Kaitlin Nabors University of Colorado at Boulder: Two Second-Graders of Verona: Using Shakespeare’s Plays to Activate Social-Emotional Learning Benchmarks
Kaitlin Nabors discusses the use of Shakespeare to help strenghtens the Social Emotional Learning (SEL) in children around the K-2 grade age group. Nabors poses that introducing Shakespeare to children in this age group allows for them to strengthen their collabortiation, problem solving, enitiative, and compassion skills. She acknowledges that this benemark educational standard has created some controversy in states like Florida and Utah. However, this learning benchmark does not replace other benemarks for this age group.

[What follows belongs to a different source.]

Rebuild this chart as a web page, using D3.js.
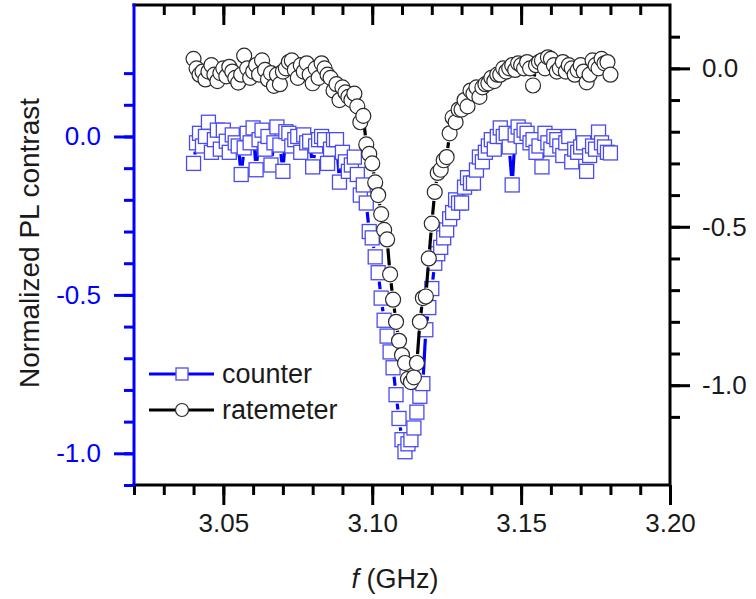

Nabors then goes on to share anecdotes from her time running the Colorado Shakespeare Festival’s summer camp for this age group. She found that when students focused on their characters and discussed their characters and what they would do in their place, the students had created empathy and problem solving skills. Sharing that the students would ask “Why did Proteus hurt his friend Valentine”, when working on The Two Gentlemen of Verona. She then shared the “My body my rules” mantra where students can take charage of what their characters would like to do and what happens when thye change their minds or do not want to have touch in their scene that day. Nabors ends her talk by sharing some moments from their Much Ado About Nothing camp. The studnet playing Benedick had some trouble learning lines, they asked the TA for help. The TA asked how can I help and the studnet said “Benedick needs a horse, so if I forget my lines it just looks like Benedick is talking to his horse.”